Ces initiatives visent également à contribuer au maintien de l'agriculture paysanne (Mundler, 2006). Les exploitations agricoles dites paysannes font à la fois figure de résistance et d'innovation. En se passant des intermédiaires, les producteurs s'investissent dans des débouchés de vente directe variés. La dimension collective de ces réseaux contribuerait à faciliter la recherche de débouchés et à garantir au producteur un revenu plus stable. L'organisation de ces collectifs conditionne fortement les conditions de rentabilité et de maintien de ces formes de production (Olivier et Coquart 2010). Plus largement, qu'il s'agisse d'une réaction à la mondialisation, qu'il s'agisse de « sortir des schémas classiques de filière » et de « redécouvrir le territoire comme un lieu pertinent d'organisation de l'action collective » (Transrural Initiatives n° 359, 2008) ou qu'il s'agisse simplement de saisir l'opportunité de nouvelles niches de marché, tous les acteurs concernés s'inscrivent dans un mouvement de fond en faveur de la relocalisation de l'économie.

 

Pour autant, ces revalorisations du local ne se limitent pas à un localisme, un repli sur soi rejetant la mondialisation. Les réflexions sur les circuits courts s'appuient largement sur le partage d'expériences à l'échelle internationale ; elles mobilisent des formulations des problématiques agricoles, tout comme des conceptions de l'économie, du rapport à la nature ou de l'autonomie de la personne qui se diffusent de manière très globalisée. De telles réflexions font fi des frontières régionales, nationales ou européennes. Elles y sont même plutôt hostiles : les tentatives de centralisation, par exemple de mise en place d'organisations nationales, sont systématiquement suspectées de vouloir surplomber les organisations locales, de les déposséder de leur autonomie et de leur capacité d'initiative.

 

Pourtant, force est de constater que cette articulation nouvelle du mondial et du local est loin d'être indépendante des contextes historiques nationaux, voire européen, ou des découpages institutionnels. Cette communication s'efforcera de le montrer en croisant une revue de la littérature, une analyse cartographique de la multiplication de certains circuits courts et une analyse des sites internet développés par différents milieux associatifs promoteurs de circuits courts.

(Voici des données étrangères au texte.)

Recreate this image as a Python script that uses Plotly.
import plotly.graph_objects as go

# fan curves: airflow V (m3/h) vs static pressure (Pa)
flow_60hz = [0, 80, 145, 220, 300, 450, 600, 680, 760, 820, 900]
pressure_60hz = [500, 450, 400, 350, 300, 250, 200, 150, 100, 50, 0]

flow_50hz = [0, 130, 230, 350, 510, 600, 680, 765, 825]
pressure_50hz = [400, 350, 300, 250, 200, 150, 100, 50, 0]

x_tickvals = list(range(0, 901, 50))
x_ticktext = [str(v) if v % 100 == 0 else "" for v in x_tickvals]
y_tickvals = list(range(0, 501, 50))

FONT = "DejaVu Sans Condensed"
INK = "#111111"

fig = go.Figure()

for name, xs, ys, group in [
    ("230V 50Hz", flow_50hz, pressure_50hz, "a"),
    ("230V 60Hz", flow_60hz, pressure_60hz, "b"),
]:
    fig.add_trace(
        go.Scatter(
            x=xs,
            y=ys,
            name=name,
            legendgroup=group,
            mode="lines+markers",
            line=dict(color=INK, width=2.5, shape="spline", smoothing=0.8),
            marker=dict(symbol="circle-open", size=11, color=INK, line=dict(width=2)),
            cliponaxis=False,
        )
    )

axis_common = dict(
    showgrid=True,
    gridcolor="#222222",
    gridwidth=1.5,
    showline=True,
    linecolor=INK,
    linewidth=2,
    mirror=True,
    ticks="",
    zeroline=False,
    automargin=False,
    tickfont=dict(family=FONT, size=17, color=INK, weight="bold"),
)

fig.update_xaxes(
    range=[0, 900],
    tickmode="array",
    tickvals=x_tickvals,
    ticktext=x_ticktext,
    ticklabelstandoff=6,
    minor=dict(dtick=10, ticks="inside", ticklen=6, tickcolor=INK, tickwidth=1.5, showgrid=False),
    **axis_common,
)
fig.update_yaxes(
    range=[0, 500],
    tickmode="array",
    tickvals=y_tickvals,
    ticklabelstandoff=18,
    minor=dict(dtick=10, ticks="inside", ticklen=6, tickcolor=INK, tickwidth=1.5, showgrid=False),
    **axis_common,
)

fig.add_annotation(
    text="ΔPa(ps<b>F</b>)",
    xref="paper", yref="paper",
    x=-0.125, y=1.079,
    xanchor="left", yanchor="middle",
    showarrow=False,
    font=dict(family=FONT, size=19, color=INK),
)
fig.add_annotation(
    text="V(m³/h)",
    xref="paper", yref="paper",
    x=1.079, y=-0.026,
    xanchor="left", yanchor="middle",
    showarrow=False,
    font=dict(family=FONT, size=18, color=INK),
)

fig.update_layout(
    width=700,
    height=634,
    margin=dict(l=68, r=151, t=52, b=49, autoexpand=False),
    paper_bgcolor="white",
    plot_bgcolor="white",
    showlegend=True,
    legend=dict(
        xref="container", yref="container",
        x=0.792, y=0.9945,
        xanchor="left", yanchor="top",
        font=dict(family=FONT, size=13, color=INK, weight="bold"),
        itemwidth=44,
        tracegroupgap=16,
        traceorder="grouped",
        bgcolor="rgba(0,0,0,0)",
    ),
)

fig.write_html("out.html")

Il ressort ainsi que :

- la rapidité de développement de telle ou telle forme de circuit court semble largement liée aux trajectoires historiques nationales en matière d'agriculture, de mouvements sociaux, de mobilisations citoyennes et écologiques...

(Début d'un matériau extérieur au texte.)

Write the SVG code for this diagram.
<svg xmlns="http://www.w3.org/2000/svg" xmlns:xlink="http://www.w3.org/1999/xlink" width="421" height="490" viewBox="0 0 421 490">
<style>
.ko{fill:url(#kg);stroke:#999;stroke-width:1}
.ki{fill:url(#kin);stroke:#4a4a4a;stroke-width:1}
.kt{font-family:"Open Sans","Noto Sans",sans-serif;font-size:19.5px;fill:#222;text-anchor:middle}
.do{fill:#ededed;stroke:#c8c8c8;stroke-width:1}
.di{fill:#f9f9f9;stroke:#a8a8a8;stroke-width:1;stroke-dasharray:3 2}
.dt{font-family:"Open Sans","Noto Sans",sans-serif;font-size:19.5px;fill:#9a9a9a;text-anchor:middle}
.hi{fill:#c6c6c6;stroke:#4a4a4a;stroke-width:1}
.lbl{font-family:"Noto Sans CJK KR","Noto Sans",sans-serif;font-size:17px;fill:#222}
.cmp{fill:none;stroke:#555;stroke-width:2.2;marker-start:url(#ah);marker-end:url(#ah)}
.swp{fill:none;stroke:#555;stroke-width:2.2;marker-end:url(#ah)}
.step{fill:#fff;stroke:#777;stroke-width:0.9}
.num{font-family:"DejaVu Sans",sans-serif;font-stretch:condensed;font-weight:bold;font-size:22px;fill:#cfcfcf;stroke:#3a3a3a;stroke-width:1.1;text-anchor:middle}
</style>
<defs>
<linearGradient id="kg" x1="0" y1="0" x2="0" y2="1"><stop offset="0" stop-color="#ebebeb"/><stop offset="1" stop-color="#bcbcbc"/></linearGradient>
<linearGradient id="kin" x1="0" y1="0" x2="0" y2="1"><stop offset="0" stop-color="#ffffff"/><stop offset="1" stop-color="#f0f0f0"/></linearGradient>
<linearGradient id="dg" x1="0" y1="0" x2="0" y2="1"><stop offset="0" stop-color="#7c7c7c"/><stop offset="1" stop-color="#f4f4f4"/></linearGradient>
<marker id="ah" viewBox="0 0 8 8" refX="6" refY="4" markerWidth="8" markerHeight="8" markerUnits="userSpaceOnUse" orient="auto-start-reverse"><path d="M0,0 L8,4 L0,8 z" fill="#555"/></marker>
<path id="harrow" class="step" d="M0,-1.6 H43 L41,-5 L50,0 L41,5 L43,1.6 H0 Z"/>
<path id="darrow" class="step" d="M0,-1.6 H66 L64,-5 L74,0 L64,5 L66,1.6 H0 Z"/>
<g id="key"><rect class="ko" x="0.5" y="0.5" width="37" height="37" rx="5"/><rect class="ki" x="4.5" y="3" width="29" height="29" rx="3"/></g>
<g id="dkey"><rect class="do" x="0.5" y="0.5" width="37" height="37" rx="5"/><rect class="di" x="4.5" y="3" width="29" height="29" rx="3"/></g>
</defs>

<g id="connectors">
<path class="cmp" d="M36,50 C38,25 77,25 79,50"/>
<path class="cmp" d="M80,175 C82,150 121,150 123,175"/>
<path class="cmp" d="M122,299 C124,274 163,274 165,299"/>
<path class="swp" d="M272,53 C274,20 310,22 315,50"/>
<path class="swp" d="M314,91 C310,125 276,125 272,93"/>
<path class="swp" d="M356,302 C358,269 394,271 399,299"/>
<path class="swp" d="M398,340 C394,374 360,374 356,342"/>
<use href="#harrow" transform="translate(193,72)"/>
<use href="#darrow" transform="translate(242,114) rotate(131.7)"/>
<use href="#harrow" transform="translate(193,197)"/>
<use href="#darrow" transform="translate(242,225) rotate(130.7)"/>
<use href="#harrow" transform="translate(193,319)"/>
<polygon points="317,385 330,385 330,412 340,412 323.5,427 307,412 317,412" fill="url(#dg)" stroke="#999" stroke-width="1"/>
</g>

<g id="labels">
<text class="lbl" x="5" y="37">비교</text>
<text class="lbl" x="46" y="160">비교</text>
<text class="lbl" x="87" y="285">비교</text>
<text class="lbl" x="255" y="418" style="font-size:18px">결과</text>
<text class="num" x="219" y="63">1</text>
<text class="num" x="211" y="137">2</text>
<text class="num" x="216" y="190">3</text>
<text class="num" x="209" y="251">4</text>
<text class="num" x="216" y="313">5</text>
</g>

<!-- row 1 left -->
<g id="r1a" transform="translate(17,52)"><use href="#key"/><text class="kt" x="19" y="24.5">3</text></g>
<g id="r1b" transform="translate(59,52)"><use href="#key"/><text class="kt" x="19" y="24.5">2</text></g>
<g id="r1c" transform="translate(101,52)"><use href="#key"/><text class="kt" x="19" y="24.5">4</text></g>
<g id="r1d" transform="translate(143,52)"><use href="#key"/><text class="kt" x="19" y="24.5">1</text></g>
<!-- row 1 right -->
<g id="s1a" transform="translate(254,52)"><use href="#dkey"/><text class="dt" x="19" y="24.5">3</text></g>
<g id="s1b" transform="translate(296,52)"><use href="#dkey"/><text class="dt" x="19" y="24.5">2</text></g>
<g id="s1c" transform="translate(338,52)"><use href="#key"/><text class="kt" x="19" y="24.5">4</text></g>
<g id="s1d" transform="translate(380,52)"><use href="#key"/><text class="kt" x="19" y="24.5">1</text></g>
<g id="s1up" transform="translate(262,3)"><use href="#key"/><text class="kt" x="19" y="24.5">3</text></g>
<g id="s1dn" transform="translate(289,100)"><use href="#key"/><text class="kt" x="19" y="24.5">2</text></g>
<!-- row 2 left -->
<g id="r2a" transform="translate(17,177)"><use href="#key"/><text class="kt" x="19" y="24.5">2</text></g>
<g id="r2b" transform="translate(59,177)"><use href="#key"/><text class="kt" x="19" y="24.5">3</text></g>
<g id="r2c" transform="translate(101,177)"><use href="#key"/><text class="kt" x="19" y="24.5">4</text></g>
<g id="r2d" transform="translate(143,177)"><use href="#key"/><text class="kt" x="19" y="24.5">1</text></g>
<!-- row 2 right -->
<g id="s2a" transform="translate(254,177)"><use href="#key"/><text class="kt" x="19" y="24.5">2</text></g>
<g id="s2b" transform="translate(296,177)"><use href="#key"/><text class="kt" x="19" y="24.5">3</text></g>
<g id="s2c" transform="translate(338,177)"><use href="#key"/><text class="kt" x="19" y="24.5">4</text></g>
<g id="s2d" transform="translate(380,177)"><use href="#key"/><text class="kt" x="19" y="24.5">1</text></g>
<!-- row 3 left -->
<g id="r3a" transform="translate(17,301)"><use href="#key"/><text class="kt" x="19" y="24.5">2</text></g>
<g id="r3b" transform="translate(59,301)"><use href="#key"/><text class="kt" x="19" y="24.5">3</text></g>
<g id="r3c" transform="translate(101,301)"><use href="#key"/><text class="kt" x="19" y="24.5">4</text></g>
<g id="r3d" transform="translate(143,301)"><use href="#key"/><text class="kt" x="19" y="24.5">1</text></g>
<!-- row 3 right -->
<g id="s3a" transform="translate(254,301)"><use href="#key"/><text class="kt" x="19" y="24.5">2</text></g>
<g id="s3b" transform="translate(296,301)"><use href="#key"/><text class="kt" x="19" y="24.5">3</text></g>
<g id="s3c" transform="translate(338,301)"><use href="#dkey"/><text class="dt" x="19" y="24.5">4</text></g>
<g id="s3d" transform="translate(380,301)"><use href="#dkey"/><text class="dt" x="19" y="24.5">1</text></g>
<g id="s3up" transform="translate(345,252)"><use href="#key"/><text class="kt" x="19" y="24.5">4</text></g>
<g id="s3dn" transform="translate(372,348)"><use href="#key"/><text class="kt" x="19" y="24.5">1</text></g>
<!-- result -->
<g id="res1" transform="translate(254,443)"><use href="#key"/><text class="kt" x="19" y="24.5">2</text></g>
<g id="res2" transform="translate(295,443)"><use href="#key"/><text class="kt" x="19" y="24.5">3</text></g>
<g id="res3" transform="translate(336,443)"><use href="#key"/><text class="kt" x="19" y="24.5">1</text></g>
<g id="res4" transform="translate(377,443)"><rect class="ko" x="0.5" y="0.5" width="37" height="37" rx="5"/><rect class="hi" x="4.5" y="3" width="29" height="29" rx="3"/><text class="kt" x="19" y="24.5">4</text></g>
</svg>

- nombreuses sont les tentatives d'organisations départementales, inter-régionales, nationales voire européenne, qui reprennent à leur compte les découpages institutionnels préétablis,

- la prise en compte politique du développement des circuits courts, les dispositifs de régulation ou d'accompagnement adoptés par les pouvoirs publics sont différenciés d'un pays à l'autre.

 

Ainsi, même lorsqu'il s'agit largement d'un commerce sans commerçants et même lorsqu'il s'agit de répondre à des préoccupations formulées en des termes similaires partout dans le monde, l'uniformisation du commerce s'annonce tout à fait partielle.